In We Have Never Been Modern, Latour accounts for the emergence of modernity—alongside the impossibility of that modernity—in the social construction of the sciences. We believe, according to Latour, that the scientific method marks a schism in humankind’s understanding of itself, a shift from a worldview determined by faith to one dictated by rationality and politics where the human and nonhuman are inherently separated. The book argues that this isn’t true. Science was still formed as a matter of faith, and divisions between human and nonhuman, nature and technology, social and scientific are not so easily parsed. Reset Modernity! suggests that it is through a curious admixture of science and art that we may begin to see the modern anew. With the field guide’s reference to classification in mind, the exhibition doesn’t so much lay out a new terrain to navigate as provide a set of tools to encounter an already transformed reality beyond the gallery walls. It is an exhibition as “thought experiment,” in the words of the curators, with stakes both ideological and representational.3
“Relocalizing the Global,” as the first procedure in Reset! is called (and yes, the booklet reads something like a sociology class syllabus), begins near a lakeside in Chicago with Charles and Ray Eames’s Powers of Ten projected on the gallery wall. “The film is very attractive … However we chose to show it here not only to enjoy it but also because something about this smooth cruise doesn’t work,” the guide suggests, prompting the viewer to turn instead to Superpowers of Ten, a recorded performance and installation by Andrés Jaque and the Office of Political Innovation. Superpowers is a gallivanting series of vignettes that, with a bevy of papier-mâché props and puppets, depicts the political injustices, alternative histories, and contingent narratives wrapped up in the making of Powers of Ten. These are scenes that would have never made it past the Eames’s neat splicing of cosmic order, a process displayed in the next piece, where the early sketches produced nine years before the film’s final release are played on television screens, bringing the act of editing to the fore.
Together these pieces make an argument about scale: a deceptively smooth transition from one vantage to another—the Google Earth voyage from outer space to the street that we are all familiar with—is a construct created through the very technologies that represent it; the global is never entirely visible. In representing the globe as totality, what we see is instead the fractured, fractious world just in front of us. It’s a thesis that readers of Latour will recognize and one that is rendered particularly well through the exhibited work. The Eames movie is displayed as both a process and historical artifact in dialogue with contemporary modes of architectural practice. In the same way, the curators engage a practitioner whose work addresses the very questions that vex their ongoing research. What’s on display here is not a static art object or a kind of archive of arguments past but rather an active form of dialogue through the work itself. The curators explained that the work was intentionally arranged as a linear argument, sequenced as a point and counterpoint, each piece in dialectical tension with that opposite, intended to be viewed as a progression of evidence supporting their thesis.

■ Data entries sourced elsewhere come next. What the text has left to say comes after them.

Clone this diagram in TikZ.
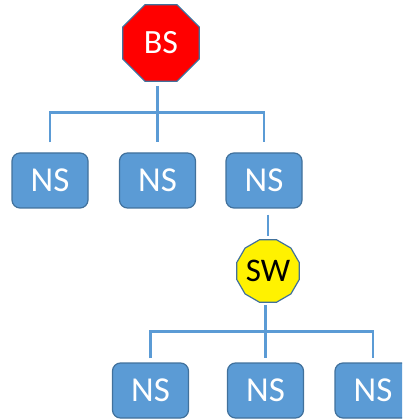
\documentclass[tikz,border=0pt]{standalone}
\usepackage{fontspec}
\setmainfont{Carlito}
\usetikzlibrary{shapes.geometric}
\definecolor{boxblue}{HTML}{5B9BD5}
\definecolor{edgeblue}{HTML}{41719C}

\begin{document}
\begin{tikzpicture}[y=-1pt,x=1pt,
  nsbox/.style={draw=edgeblue,fill=boxblue,line width=1.2pt,rounded corners=8pt,
    minimum width=76pt,minimum height=55pt,inner sep=0pt,text=white,
    font=\fontsize{35}{40}\selectfont},
  hubpoly/.style={regular polygon,draw=edgeblue,line width=1.2pt,inner sep=0pt},
  link/.style={draw=boxblue,line width=2.5pt}]
  \useasboundingbox (0,0) rectangle (402,419);
  \clip (0,0) rectangle (402,419);
  \node[hubpoly,regular polygon sides=8,minimum size=83pt,fill=red,text=white,
    font=\fontsize{34}{38}\selectfont] (bs) at (161,43) {BS};
  \node[nsbox] (ns1) at (50,180.5) {NS};
  \node[nsbox] (ns2) at (157.5,180.5) {NS};
  \node[nsbox] (ns3) at (264,180.5) {NS};
  \node[hubpoly,regular polygon sides=12,minimum size=62pt,fill=yellow,text=black,
    font=\fontsize{33}{37}\selectfont] (sw) at (268,271) {SW};
  \node[nsbox] (ns4) at (150.5,390.5) {NS};
  \node[nsbox] (ns5) at (265.5,390.5) {NS};
  \node[nsbox] (ns6) at (373,390.5) {NS};
  % base station tree
  \draw[link] ([yshift=-4pt]bs.south -| ns2.north) -- ([yshift=10pt]ns2.north);
  \draw[link] ([yshift=10pt]ns1.north) -- ++(0,-30) -| ([yshift=10pt]ns3.north);
  % switch tree
  \draw[link] ([yshift=-6pt]ns3.south -| sw.north) -- ([yshift=3pt]sw.north);
  \draw[link] ([yshift=-2pt]sw.south -| ns5.north) -- ([yshift=4pt]ns5.north);
  \draw[link] ([yshift=4pt]ns4.north) -- ++(0,-27) -| ([yshift=4pt]ns6.north);
\end{tikzpicture}
\end{document}
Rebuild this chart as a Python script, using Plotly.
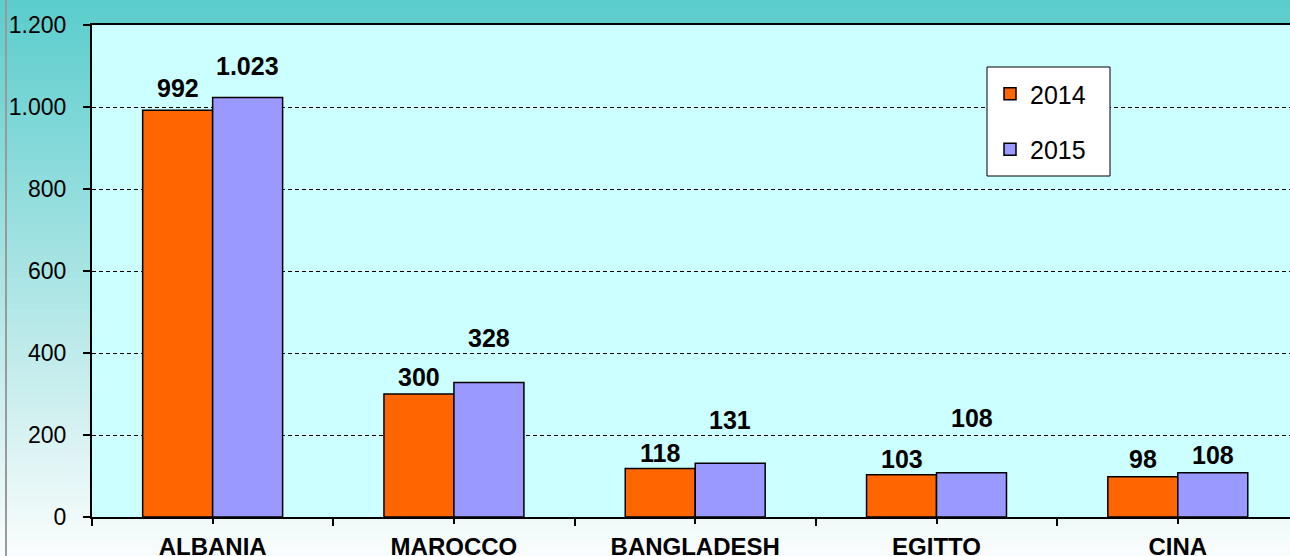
import plotly.graph_objects as go

paesi = ["ALBANIA", "MAROCCO", "BANGLADESH", "EGITTO", "CINA"]
valori_2014 = [992, 300, 118, 103, 98]
valori_2015 = [1023, 328, 131, 108, 108]

W, H = 1290, 556
ML, MT, MB = 92, 25, 39
plot_w = W - ML
plot_h = H - MT - MB
FONT = "Liberation Sans, Arial"


def px_x(p):
    return (p - ML) / plot_w


def px_y(p):
    return (H - MB - p) / plot_h


def fmt(v):
    return f"{v:,}".replace(",", ".")


x = list(range(len(paesi)))

fig = go.Figure()
fig.add_trace(go.Bar(
    x=x, y=valori_2014, name="2014", legendgroup="a",
    marker=dict(color="#ff6600", line=dict(color="black", width=1.5)),
))
fig.add_trace(go.Bar(
    x=x, y=valori_2015, name="2015", legendgroup="b",
    marker=dict(color="#9999ff", line=dict(color="black", width=1.5)),
))

# sfondo sfumato (dall'alto verde acqua verso bianco)
shapes = []
top = (92, 205, 205)
bot = (249, 252, 252)
n = 70
for i in range(n):
    t = i / (n - 1)
    c = tuple(round(top[k] + (bot[k] - top[k]) * t) for k in range(3))
    y0 = i * H / n
    y1 = (i + 1) * H / n + 1
    shapes.append(dict(
        type="rect", xref="paper", yref="paper", layer="below",
        x0=px_x(0), x1=px_x(W), y0=px_y(y1), y1=px_y(y0),
        fillcolor="rgb(%d,%d,%d)" % c, line=dict(width=0),
    ))
# area del grafico
shapes.append(dict(
    type="rect", xref="paper", yref="paper", layer="below",
    x0=0, x1=1, y0=0, y1=1, fillcolor="#ccffff", line=dict(width=0),
))
# bordo sinistro grigio
shapes.append(dict(
    type="line", xref="paper", yref="paper",
    x0=px_x(6), x1=px_x(6), y0=px_y(0), y1=px_y(H),
    line=dict(color="#9a9a9a", width=2),
))
# riquadro legenda
shapes.append(dict(
    type="rect", xref="paper", yref="paper", layer="above",
    x0=px_x(987), x1=px_x(1110), y0=px_y(176), y1=px_y(67),
    fillcolor="white", line=dict(color="black", width=1),
))

# etichette dati
shift_2014 = [22, 17, 16, 16, 18]
shift_2015 = [32, 45, 43, 55, 18]
annotations = []
for i in range(len(paesi)):
    for v, dx, s in ((valori_2014[i], -0.145, shift_2014[i]), (valori_2015[i], 0.145, shift_2015[i])):
        annotations.append(dict(
            x=x[i] + dx, y=v, xref="x", yref="y", text="<b>%s</b>" % fmt(v),
            showarrow=False, yanchor="middle", yshift=s,
            font=dict(family=FONT, size=25, color="black"),
        ))

fig.update_layout(
    width=W, height=H,
    margin=dict(l=ML, r=0, t=MT, b=MB, pad=0, autoexpand=False),
    paper_bgcolor="white", plot_bgcolor="#ccffff",
    font=dict(family=FONT, size=23, color="black"),
    barmode="group", bargap=0.42, bargroupgap=0,
    separators=",.",
    shapes=shapes, annotations=annotations,
    showlegend=True,
    legend=dict(
        x=px_x(990), y=px_y(71), xanchor="left", yanchor="top",
        bgcolor="rgba(0,0,0,0)", borderwidth=0,
        font=dict(size=25), traceorder="grouped", tracegroupgap=20,
    ),
)

fig.update_xaxes(
    range=[-0.5, 4.465], tickvals=x, ticktext=["<b>%s</b>" % p for p in paesi],
    tickfont=dict(size=24),
    ticks="outside", ticklen=5, tickwidth=1.5, tickcolor="black",
    minor=dict(tickvals=[i - 0.5 for i in x] + [4.5], ticks="outside", ticklen=7, tickwidth=1.5, tickcolor="black"),
    showline=True, linecolor="black", linewidth=2, mirror=True,
    showgrid=False, zeroline=False, ticklabelstandoff=2, automargin=False,
)
fig.update_yaxes(
    range=[0, 1200], dtick=200, tickformat=",d",
    ticks="outside", ticklen=7, tickwidth=1.5, tickcolor="black",
    showline=True, linecolor="black", linewidth=2,
    showgrid=True, gridcolor="black", gridwidth=1, griddash="4px,3px",
    zeroline=False, ticklabelstandoff=12, automargin=False,
)

fig.write_html("out.html", config={"displayModeBar": False},
               post_script="document.body.style.margin='0';")
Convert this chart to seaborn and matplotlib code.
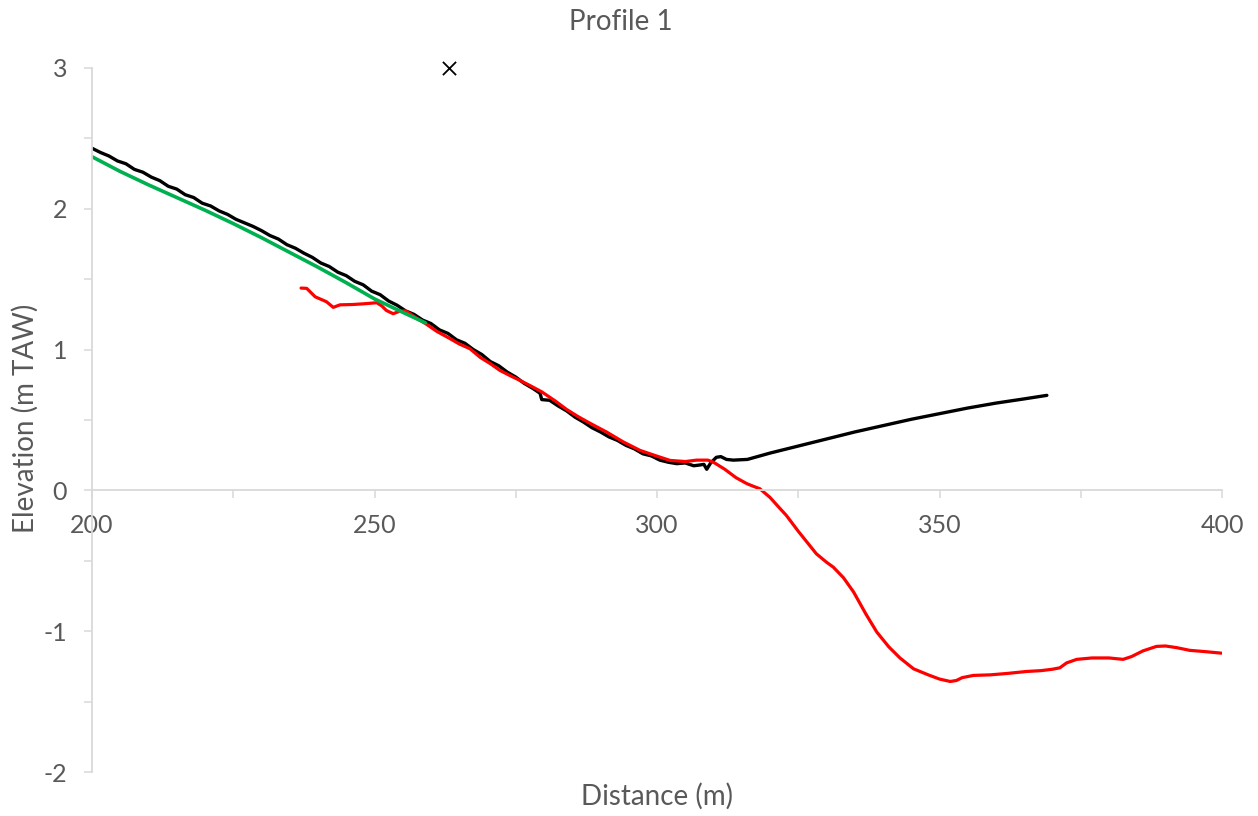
import numpy as np
import pandas as pd
import matplotlib
matplotlib.use("Agg")
import matplotlib.pyplot as plt
from matplotlib.ticker import MultipleLocator
import seaborn as sns

# ---- data ----
black_x = [200, 201.5, 203, 204.5, 206, 207.5, 209, 210.5, 212, 213.5, 215, 216.5, 218, 219.5,
           221, 222.5, 224, 225.5, 227, 228.5, 230, 231.5, 233, 234.5, 236, 237.5, 239, 240.5,
           242, 243.5, 245, 246.5, 248, 249.5, 251, 252.5, 254, 255.5, 257, 258.5, 260, 261.5,
           263, 264.5, 266, 267.5, 269, 270.5, 272, 273.5, 275, 276.5, 278, 279.3, 279.6, 281,
           282.5, 284, 285.5, 287, 288.5, 290, 291.5, 293, 294.5, 296, 297.5, 299, 300.5, 302,
           303.5, 305, 306.5, 307.5, 308.3, 308.8, 309.5, 310.5, 311.3, 312.3, 313.5, 316,
           320, 325, 330, 335, 340, 345, 350, 355, 360, 365, 369]
black_y = [2.43, 2.40, 2.375, 2.34, 2.32, 2.28, 2.26, 2.225, 2.20, 2.16, 2.14, 2.10, 2.08, 2.04,
           2.02, 1.985, 1.96, 1.925, 1.90, 1.875, 1.845, 1.81, 1.785, 1.745, 1.72, 1.685, 1.655, 1.615,
           1.59, 1.55, 1.525, 1.485, 1.46, 1.415, 1.39, 1.345, 1.315, 1.275, 1.25, 1.21, 1.185, 1.14,
           1.115, 1.07, 1.045, 1.0, 0.965, 0.915, 0.885, 0.84, 0.805, 0.76, 0.725, 0.69, 0.645, 0.64,
           0.60, 0.565, 0.52, 0.485, 0.445, 0.415, 0.38, 0.355, 0.32, 0.295, 0.26, 0.245, 0.215, 0.20,
           0.19, 0.195, 0.175, 0.18, 0.185, 0.15, 0.195, 0.235, 0.24, 0.22, 0.215, 0.22,
           0.265, 0.315, 0.365, 0.415, 0.46, 0.505, 0.545, 0.585, 0.62, 0.65, 0.675]

red_x = [237, 238, 239.5, 241.5, 242.7, 243.9, 246, 248, 250.4, 251.3, 252.1, 253.3, 254.5,
         255.5, 257, 259.2, 261, 263.4, 265, 266.9, 268.7, 270.5, 272.2, 274, 275.8, 277.5, 279.6,
         282, 284, 286, 288, 291.1, 294, 297, 299.5, 302.3, 305, 307, 309, 310, 312, 314, 315.9,
         317, 318.2, 320, 321.8, 322.9, 325, 328.2, 330, 331.2, 333, 334.8, 337, 338.9, 341, 343,
         345.4, 348, 350, 351.9, 353, 354, 356, 359, 362, 365.4, 368, 370, 371.3, 372.5, 374.3,
         377, 380, 382.5, 384, 386, 388.4, 390, 392, 394.3, 397, 399.9]
red_y = [1.437, 1.435, 1.375, 1.34, 1.30, 1.318, 1.32, 1.325, 1.333, 1.31, 1.278, 1.255, 1.273,
         1.275, 1.235, 1.18, 1.13, 1.077, 1.04, 1.006, 0.945, 0.90, 0.852, 0.815, 0.78, 0.745, 0.70,
         0.635, 0.575, 0.525, 0.48, 0.414, 0.345, 0.284, 0.25, 0.213, 0.205, 0.215, 0.215, 0.20,
         0.15, 0.09, 0.048, 0.03, 0.012, -0.05, -0.13, -0.178, -0.29, -0.45, -0.51, -0.545, -0.62,
         -0.722, -0.88, -1.006, -1.11, -1.19, -1.267, -1.31, -1.34, -1.357, -1.35, -1.33, -1.314,
         -1.31, -1.30, -1.286, -1.28, -1.27, -1.26, -1.225, -1.20, -1.19, -1.19, -1.20, -1.18,
         -1.14, -1.108, -1.105, -1.117, -1.136, -1.145, -1.156]

green_x = [200, 205, 210, 215, 220, 225, 230, 235, 240, 245, 250, 255, 259]
green_y = [2.37, 2.265, 2.17, 2.08, 1.99, 1.895, 1.795, 1.69, 1.585, 1.475, 1.36, 1.265, 1.19]

marker_x = [263.2]
marker_y = [3.0]

x_ticks = [200, 250, 300, 350, 400]
y_ticks = [-2, -1, 0, 1, 2, 3]

# ---- style ----
sns.set_style("white")
plt.rcParams['font.family'] = ['Lato', 'DejaVu Sans']
plt.rcParams['axes.unicode_minus'] = False
text_col = "#595959"
grid_col = "#d9d9d9"

fig = plt.figure(figsize=(12.58, 8.16), dpi=100)
ax = fig.add_axes([92 / 1258, 44 / 816, 1130 / 1258, 704 / 816])

black_df = pd.DataFrame({"x": black_x, "y": black_y})
red_df = pd.DataFrame({"x": red_x, "y": red_y})
green_df = pd.DataFrame({"x": green_x, "y": green_y})

sns.lineplot(data=black_df, x="x", y="y", sort=False, estimator=None, color="black", lw=2.4, ax=ax)
sns.lineplot(data=red_df, x="x", y="y", sort=False, estimator=None, color="#ff0000", lw=2.3, ax=ax)
sns.lineplot(data=green_df, x="x", y="y", sort=False, estimator=None, color="#00b050", lw=2.6, ax=ax)
sns.scatterplot(x=marker_x, y=marker_y, marker="x", s=90, color="black", linewidth=1.3,
                ax=ax, clip_on=False, zorder=5)

ax.set_xlim(200, 400)
ax.set_ylim(-2, 3)
ax.set_xticks(x_ticks)
ax.set_yticks(y_ticks)
ax.xaxis.set_minor_locator(MultipleLocator(25))
ax.yaxis.set_minor_locator(MultipleLocator(0.5))

for s in ["top", "right"]:
    ax.spines[s].set_visible(False)
ax.spines["bottom"].set_position(("data", 0))
for s in ["bottom", "left"]:
    ax.spines[s].set_color(grid_col)
    ax.spines[s].set_linewidth(1.3)

ax.tick_params(axis="both", which="both", direction="out", length=6, width=1.1,
               color=grid_col, labelcolor=text_col, labelsize=18,
               bottom=True, left=True, top=False, right=False)
ax.tick_params(axis="x", which="major", pad=11)
ax.tick_params(axis="y", which="major", pad=12)
ax.set_xlabel("")
ax.set_ylabel("")
ax.grid(False)

fig.text(621 / 1258, 1 - 30 / 816, "Profile 1", ha="center", va="baseline",
         fontsize=20, color=text_col)
fig.text(657 / 1258, 1 - 805 / 816, "Distance (m)", ha="center", va="baseline",
         fontsize=20, color=text_col)
fig.text(34 / 1258, 1 - 418 / 816, "Elevation (m TAW)", ha="center", va="baseline",
         rotation=90, rotation_mode="anchor", fontsize=20, color=text_col)

fig.savefig("out.png", dpi=100)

Consequently, spatial progression through the exhibition is also intended to be linear, following closely to the logic of the guide. In a show that aims to reframe modernity and question its epistemological effects, it’s disappointing that the exhibition as a medium is taken as given. Exhibitions are, after all, modern codifiers of knowledge, and to compose one so linearly is to fall into the very ordered understanding of the world the curators are attempting to destabilize. While many of the pieces on display question and subvert norms of representation—from the gaze of the viewer to the fixity of a finished work—the representational apparatus they are inserted into, which is to say the art museum with all its conventions, including linear, often teleological, spatial arrangement and circulation remains less challenged. There are, however, some beautiful slippages in our field guide’s ordered path. From the bird’s-eye view of the Powers sketches we are taken to the view from within the laboratory (another of Latour’s favored haunts) for Wall of Science, an installation of stacked television monitors playing short documentaries from the Harvard Cyclotron and Straus Center for Conservation Studies. They run from seven to fourteen minutes: narrations of canvas restoration; a fish swimming in a tank; and Tom and Jen, a couple explaining how their domestic life enters the lab where Tom works. It’s in the adjacency (not juxtaposition) of pieces like this with installations like Jaque’s, the commanding photography of Armin Linke located across the room, and the delicate tensions of Sarah Sze’s sculpture Model for a Weather Vane next to it that make Reset Modernity! such a beautiful discursive experience and compelling representational argument. Material exhibited isn’t confined to art objects or seen only as such; instead, through each piece the show’s artists and authors actively prod conventions in modern ways of seeing, infusing banal documents and fine art with relational meaning.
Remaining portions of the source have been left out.